PROMPT: Return precisely the span of lines from the top of the material below to the line containing "color(30bp)=(orA); color(40bp)=(orB); color(55bp)=(orC);", both included. Pictures are excluded.
## Begin
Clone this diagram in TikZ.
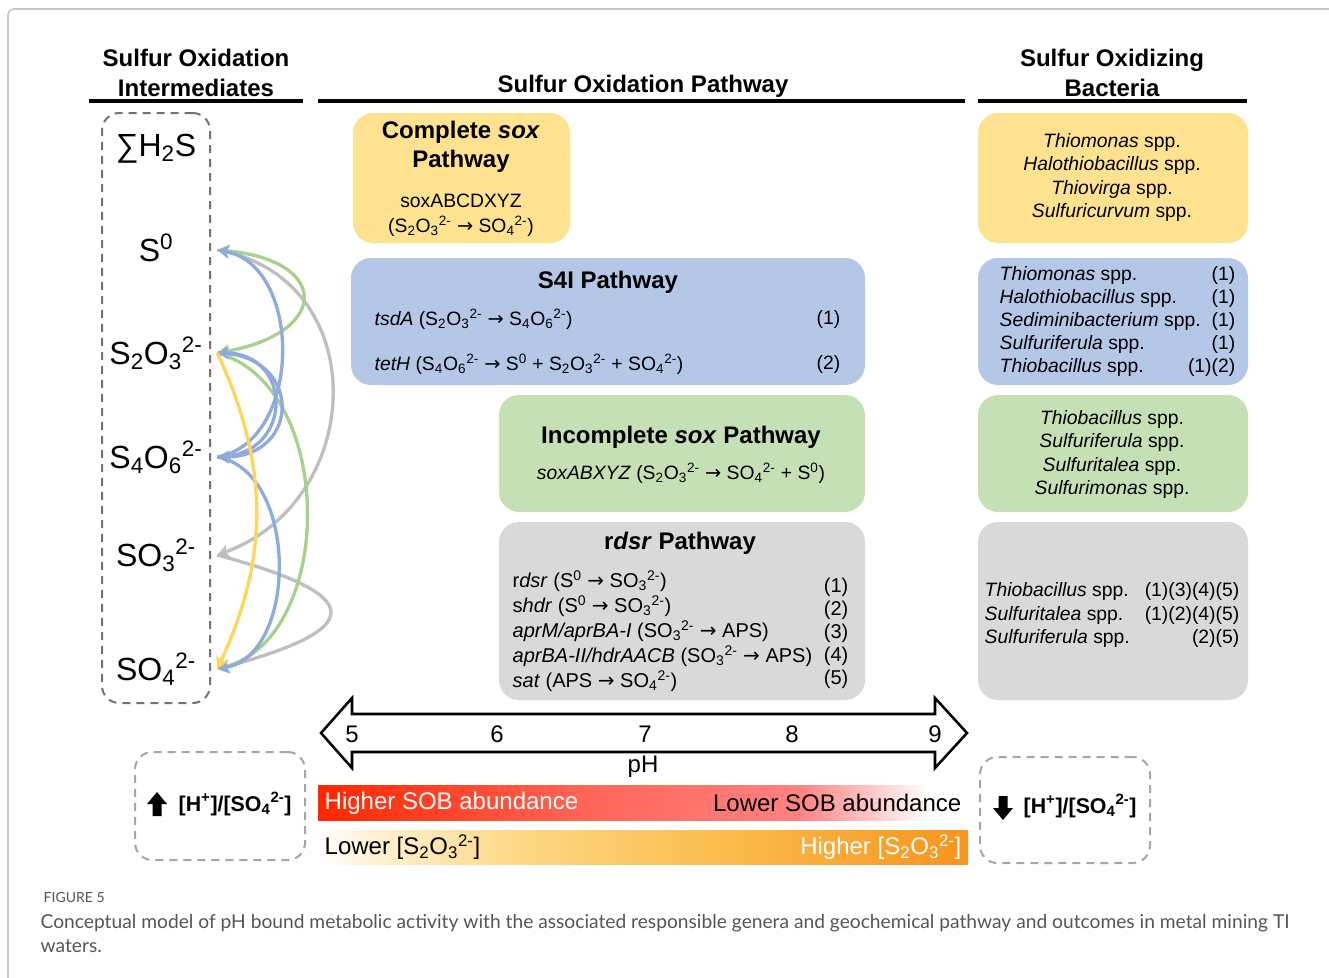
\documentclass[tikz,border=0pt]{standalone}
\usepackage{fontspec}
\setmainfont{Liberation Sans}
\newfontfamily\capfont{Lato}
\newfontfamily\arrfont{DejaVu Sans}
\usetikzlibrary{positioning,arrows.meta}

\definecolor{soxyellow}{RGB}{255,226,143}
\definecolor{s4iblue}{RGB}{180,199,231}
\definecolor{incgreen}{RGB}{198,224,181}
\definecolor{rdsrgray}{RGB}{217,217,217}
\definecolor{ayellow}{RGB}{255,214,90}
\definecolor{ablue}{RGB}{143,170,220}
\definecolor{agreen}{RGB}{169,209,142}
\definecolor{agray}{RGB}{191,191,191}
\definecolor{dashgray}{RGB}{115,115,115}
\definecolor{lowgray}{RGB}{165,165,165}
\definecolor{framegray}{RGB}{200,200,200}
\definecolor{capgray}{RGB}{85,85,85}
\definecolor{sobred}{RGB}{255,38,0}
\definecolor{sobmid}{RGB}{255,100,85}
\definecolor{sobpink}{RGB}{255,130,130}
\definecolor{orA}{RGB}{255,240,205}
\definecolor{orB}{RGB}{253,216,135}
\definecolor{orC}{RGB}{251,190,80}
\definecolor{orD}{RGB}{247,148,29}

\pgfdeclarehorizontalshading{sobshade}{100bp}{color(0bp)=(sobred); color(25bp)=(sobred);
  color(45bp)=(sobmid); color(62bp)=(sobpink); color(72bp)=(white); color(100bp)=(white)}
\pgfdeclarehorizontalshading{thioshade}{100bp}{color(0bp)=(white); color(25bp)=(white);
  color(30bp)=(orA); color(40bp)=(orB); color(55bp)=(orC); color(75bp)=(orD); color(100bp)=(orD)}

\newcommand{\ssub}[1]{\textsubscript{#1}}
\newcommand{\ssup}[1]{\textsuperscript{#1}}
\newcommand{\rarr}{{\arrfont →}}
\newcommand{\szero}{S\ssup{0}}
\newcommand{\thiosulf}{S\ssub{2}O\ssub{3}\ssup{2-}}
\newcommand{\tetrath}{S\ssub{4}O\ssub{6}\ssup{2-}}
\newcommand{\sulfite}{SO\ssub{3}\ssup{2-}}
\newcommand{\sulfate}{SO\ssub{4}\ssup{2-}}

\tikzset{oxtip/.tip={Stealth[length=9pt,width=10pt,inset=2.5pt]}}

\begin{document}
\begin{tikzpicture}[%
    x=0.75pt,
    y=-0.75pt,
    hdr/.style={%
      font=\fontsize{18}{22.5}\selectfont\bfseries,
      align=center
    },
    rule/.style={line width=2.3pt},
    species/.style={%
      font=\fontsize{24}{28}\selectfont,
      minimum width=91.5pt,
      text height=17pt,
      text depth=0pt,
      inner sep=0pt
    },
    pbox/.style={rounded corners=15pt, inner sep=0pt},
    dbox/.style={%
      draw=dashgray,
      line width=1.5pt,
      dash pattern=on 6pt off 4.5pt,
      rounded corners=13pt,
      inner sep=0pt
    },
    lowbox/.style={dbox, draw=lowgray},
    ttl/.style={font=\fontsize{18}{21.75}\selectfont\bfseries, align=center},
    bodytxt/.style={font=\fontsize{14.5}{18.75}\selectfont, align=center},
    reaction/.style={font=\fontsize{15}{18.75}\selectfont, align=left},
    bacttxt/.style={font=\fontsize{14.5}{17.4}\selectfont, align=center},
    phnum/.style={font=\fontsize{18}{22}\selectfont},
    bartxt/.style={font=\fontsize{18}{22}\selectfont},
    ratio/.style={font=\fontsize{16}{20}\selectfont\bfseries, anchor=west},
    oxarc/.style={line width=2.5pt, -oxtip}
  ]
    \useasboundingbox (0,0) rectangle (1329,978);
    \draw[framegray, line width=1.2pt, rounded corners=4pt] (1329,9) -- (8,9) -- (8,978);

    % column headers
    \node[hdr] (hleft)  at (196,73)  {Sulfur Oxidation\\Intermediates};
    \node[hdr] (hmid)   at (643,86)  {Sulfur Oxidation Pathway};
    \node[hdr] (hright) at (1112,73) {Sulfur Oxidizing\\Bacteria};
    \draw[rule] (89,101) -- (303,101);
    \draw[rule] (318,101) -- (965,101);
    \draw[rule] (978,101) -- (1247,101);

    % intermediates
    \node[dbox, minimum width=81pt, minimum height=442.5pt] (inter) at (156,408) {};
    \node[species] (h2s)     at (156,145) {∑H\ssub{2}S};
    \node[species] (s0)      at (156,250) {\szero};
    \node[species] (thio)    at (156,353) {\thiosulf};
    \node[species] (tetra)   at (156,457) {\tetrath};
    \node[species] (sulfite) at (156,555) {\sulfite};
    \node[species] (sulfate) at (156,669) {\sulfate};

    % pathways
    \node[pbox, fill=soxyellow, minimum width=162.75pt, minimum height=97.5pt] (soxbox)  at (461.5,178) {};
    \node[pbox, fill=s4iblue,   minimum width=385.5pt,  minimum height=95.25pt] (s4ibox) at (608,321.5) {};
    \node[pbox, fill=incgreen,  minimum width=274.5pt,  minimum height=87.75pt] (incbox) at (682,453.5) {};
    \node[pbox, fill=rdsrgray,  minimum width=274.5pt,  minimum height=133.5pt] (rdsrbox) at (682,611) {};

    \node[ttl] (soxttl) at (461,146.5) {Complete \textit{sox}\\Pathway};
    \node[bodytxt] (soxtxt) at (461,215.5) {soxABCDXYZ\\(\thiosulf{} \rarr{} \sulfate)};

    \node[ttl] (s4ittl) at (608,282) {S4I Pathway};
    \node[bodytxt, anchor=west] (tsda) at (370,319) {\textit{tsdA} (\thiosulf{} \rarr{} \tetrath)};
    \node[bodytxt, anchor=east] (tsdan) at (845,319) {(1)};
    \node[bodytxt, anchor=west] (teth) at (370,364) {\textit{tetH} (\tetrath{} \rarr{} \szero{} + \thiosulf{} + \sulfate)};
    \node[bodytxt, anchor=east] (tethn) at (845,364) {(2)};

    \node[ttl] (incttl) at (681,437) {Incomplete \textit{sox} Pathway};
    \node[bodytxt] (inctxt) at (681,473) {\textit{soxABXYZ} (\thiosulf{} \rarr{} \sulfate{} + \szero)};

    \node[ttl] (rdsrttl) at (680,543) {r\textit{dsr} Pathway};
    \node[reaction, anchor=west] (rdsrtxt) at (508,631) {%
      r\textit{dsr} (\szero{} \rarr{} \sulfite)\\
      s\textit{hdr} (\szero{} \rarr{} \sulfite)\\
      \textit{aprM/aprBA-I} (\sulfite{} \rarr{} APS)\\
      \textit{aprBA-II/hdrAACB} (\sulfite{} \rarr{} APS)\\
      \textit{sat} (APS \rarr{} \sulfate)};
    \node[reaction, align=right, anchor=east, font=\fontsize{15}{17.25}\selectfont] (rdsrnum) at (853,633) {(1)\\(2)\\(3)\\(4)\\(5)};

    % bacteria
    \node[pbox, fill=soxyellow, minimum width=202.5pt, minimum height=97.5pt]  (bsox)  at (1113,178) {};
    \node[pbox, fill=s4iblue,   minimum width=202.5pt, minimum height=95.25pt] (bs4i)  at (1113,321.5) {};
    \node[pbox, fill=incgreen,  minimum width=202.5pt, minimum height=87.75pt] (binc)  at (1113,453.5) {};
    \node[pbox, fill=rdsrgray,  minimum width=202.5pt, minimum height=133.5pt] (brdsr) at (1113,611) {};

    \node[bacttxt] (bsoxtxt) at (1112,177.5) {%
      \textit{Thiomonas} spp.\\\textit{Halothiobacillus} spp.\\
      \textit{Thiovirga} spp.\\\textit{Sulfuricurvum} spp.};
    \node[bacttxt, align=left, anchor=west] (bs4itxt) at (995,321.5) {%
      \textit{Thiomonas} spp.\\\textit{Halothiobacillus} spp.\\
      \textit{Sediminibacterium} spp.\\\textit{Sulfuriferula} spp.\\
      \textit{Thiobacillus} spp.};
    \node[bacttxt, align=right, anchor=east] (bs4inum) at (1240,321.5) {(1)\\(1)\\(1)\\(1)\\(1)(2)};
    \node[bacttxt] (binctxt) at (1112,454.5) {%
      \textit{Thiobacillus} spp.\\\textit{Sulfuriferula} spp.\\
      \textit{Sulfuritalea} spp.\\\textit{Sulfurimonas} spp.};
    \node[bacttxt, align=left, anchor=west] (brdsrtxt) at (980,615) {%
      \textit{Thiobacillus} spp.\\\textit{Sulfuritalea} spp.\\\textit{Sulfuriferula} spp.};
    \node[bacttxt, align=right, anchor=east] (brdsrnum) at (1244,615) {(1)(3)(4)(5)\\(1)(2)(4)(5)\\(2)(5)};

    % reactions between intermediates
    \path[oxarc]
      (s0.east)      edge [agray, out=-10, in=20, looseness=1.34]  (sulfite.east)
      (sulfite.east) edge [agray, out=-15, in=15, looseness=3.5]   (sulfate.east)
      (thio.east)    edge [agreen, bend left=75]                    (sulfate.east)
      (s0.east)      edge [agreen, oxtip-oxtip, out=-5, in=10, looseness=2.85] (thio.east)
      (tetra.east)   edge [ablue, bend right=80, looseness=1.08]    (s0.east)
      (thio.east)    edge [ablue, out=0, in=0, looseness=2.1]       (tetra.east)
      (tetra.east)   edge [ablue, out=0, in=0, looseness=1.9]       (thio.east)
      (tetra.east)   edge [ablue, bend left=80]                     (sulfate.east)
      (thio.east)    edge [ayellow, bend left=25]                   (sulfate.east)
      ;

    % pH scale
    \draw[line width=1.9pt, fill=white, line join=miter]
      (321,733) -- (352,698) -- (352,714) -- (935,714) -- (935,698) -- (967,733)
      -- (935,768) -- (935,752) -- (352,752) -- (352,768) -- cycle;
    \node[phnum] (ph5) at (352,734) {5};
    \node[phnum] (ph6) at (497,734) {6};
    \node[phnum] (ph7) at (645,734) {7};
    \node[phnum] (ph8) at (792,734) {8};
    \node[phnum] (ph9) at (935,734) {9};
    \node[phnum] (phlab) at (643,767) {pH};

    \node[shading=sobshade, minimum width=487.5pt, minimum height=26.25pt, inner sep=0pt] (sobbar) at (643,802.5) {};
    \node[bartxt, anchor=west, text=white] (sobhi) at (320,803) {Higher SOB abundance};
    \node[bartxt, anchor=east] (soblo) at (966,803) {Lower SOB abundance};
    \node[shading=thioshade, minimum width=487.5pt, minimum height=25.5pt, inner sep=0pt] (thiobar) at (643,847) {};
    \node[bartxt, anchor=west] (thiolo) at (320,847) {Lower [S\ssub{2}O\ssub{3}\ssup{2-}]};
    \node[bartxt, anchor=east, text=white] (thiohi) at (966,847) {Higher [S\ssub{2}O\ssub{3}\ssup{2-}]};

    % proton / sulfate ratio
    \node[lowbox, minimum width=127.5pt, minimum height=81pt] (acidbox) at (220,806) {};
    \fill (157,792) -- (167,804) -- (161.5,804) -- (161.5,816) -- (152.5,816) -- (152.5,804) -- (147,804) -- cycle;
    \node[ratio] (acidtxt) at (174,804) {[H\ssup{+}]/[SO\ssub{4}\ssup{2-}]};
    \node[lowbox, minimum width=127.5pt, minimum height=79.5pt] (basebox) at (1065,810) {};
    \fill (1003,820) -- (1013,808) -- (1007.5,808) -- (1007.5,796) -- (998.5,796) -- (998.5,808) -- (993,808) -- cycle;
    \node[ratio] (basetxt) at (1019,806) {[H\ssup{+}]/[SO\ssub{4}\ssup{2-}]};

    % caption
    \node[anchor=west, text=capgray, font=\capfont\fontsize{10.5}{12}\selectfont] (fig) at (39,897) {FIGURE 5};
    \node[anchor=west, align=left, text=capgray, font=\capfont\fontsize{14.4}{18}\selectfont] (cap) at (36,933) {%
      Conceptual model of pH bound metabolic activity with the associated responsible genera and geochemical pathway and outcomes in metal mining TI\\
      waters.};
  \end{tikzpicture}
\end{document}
## End
THE SOLUTION:
Clone this diagram in TikZ.
\documentclass[tikz,border=0pt]{standalone}
\usepackage{fontspec}
\setmainfont{Liberation Sans}
\newfontfamily\capfont{Lato}
\newfontfamily\arrfont{DejaVu Sans}
\usetikzlibrary{positioning,arrows.meta}

\definecolor{soxyellow}{RGB}{255,226,143}
\definecolor{s4iblue}{RGB}{180,199,231}
\definecolor{incgreen}{RGB}{198,224,181}
\definecolor{rdsrgray}{RGB}{217,217,217}
\definecolor{ayellow}{RGB}{255,214,90}
\definecolor{ablue}{RGB}{143,170,220}
\definecolor{agreen}{RGB}{169,209,142}
\definecolor{agray}{RGB}{191,191,191}
\definecolor{dashgray}{RGB}{115,115,115}
\definecolor{lowgray}{RGB}{165,165,165}
\definecolor{framegray}{RGB}{200,200,200}
\definecolor{capgray}{RGB}{85,85,85}
\definecolor{sobred}{RGB}{255,38,0}
\definecolor{sobmid}{RGB}{255,100,85}
\definecolor{sobpink}{RGB}{255,130,130}
\definecolor{orA}{RGB}{255,240,205}
\definecolor{orB}{RGB}{253,216,135}
\definecolor{orC}{RGB}{251,190,80}
\definecolor{orD}{RGB}{247,148,29}

\pgfdeclarehorizontalshading{sobshade}{100bp}{color(0bp)=(sobred); color(25bp)=(sobred);
  color(45bp)=(sobmid); color(62bp)=(sobpink); color(72bp)=(white); color(100bp)=(white)}
\pgfdeclarehorizontalshading{thioshade}{100bp}{color(0bp)=(white); color(25bp)=(white);
  color(30bp)=(orA); color(40bp)=(orB); color(55bp)=(orC); color(75bp)=(orD); color(100bp)=(orD)}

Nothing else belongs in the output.